Duré aproximadamente cuatro meses en ese adorable hogar. Recuerdo que el señor llegaba al caer la tarde, se sentaban a cenar frente a la ventana y posteriormente se acurrucaban junto al sillón a mi lado, para leer un poco, o a veces para escuchar la radio. Fueron meses muy lindos. Creo que para una lámpara es lo mejor que se puede pedir, sólo un hogar tranquilo donde se pueda ser testigo de los acontecimientos. ¡Y vaya que los fui! Estuve presente cuando ella quedó embarazada. Me preció haber percibido lágrimas en sus ojos cuando se sentó a mi lado a examinar los resultados que el médico le había entregado. No puede distinguir si esas lágrimas eran de felicidad o tristeza. También fui testigo cuando el señor empezó a llegar tarde; ya no estaba para la hora de la cena, ni se acurrucaba junto al sillón a mi lado. Sólo estaba ella y ese bebé que creía en su panza. El recuerdo que mantengo más vivo en mi memoria de ese hogar, fue cuando fui arrojada por el aire, justo para recibir un golpe contra la pared. No consigo entablar bien la secuencia de ese acontecimiento. Solo sostengo la imagen de ellos discutiendo y yo no entendía por qué, había mucho ruido, lo siguiente fue la sensación del tacto del señor sobre mi tallo de madera y cómo me arrojó contra la señora. Ella, más valiente que lenta, esquivó mi masa y yo fui a dar contra el muro. Mi siguiente recuerdo fue que yo estaba en la basura, o al menos eso parecía, porque estaba en la calle, rodeada de otros artefactos inservibles. Ahí me quedé. 

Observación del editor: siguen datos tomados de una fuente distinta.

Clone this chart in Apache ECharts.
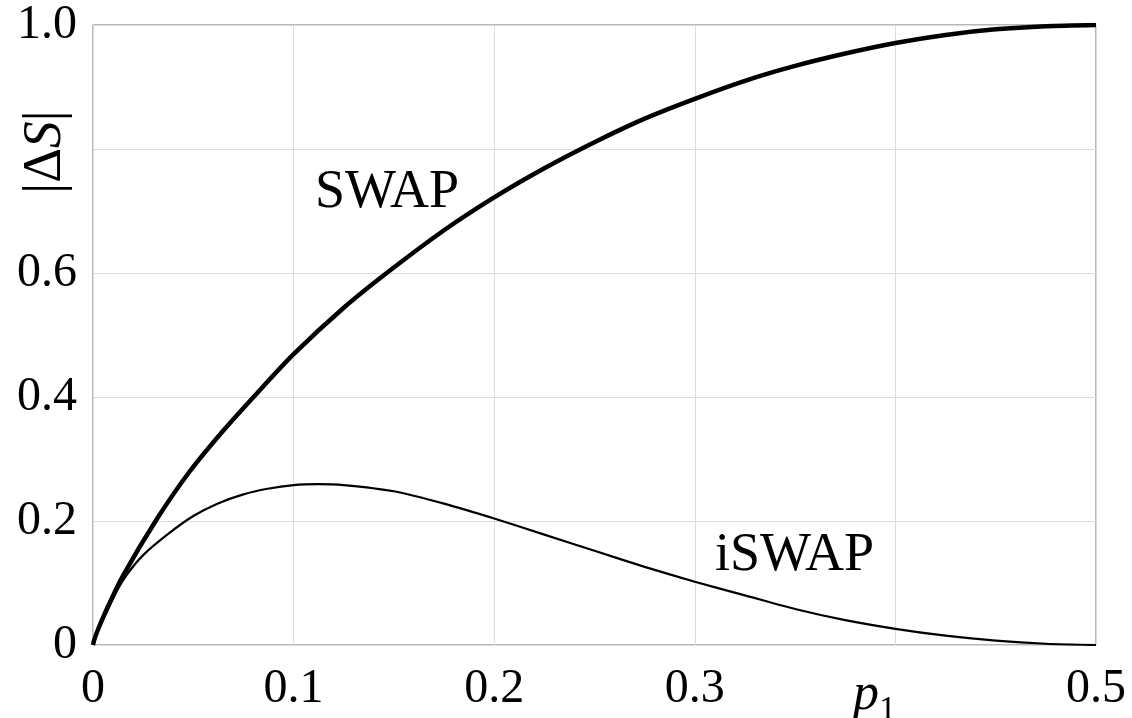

Me quedé en esa esquina, realmente no sé cuánto tiempo porque ya no contaba con el reloj de madera a mi lado que pudiera decirme los segundos. Sólo sé que me quedé ahí hasta que una señora me recogió. Era de cabello castaño y piel morena, no poseía ningún rasgo parecido al de mi antigua señora. Lucía unos hermosos ojos castaños que adornaban su rostro y reflejaban sabiduría. Me sostuvo entre sus manos y me metió en su bolsa. 

Fue así que llegué al hogar de Rosario Castellanos. Ella me arregló, pintó de nuevo mi madera para tapar los rasguños que me habían hecho, cambió mi pantalla y mi bombilla. Le dedicó tanto tiempo en arreglarme, que de veras creí que esa mujer no tenía nada mejor que hacer. Pero con los días me di cuenta que ella no sólo era Embajadora, sino también escritora. De día solía desconectarme, ya que rara vez estaba en casa, y de noche me encendía para acompañarla en sus jornadas de escritura. Vivíamos en un modesto cuarto en la Embajada Mexicana. No poseíamos mucho —sin duda mucho menos que mis primeros dueños—pero la fuerza de Rosario me hacía sentir segura. Ella poseía un aire temerario, me gustaba oírla leer en voz alto sus ensayos mientras editaba su trabajo, o verla correr hacia el escritorio cuando algún poema acudía a su mente. Era sin duda una mujer extraordinaria, y yo estaba feliz de estar ahí. Tal vez ya no tenía la hermosa vista del primer departamento, pero al menos sabía que Rosario no iba a lanzarme nunca contra la pared. 

Pero supongo que si algo he aprendido en mi vida es que nada es para siempre. Tanto los malos como los buenos hogares llegan a su fin. Y mi tiempo con Rosario llegó a su fin exactamente el siete de junio de 1974. Lo sé porque Rosario había conseguido una pequeña radio que nos decía el tiempo y el clima todas las mañanas. Ese día Rosario salió a trabajar como de costumbre y cuando regresó, al caer la noche, ella tomó un baño como de costumbre. Yo sabía lo que seguía, porque era su rutina, Rosario era una mujer apasionada por la disciplina y mantenía siempre su ritmo de vida. Así que lo siguiente que ella hizo fue acomodarse junto al escritorio, a mi lado, y enchufarme. Fue ahí, cuando sin si quiera entender bien por qué, Rosario dejó de respirar. Y yo no pude hacer nada. 

Cuando la encontraron ya era tarde, su cuerpo yacía inerte sobre sus manuscritos. Escuché, entre las personas que vinieron a recoger su cuerpo, que la causa de su muerte había sido un corto circuito. Lo que me pareció muy extraño ya que Rosario mantenía esa rutina todos los días y nunca habíamos tenido problemas de voltaje. Pero yo no podía debatir nada. Y sin embargo sí tengo muy grabado en mi memoria como llegaron a arrasar con todo. Cómo se llevaron primero su cuerpo, luego los muebles con más valor, luego a mí.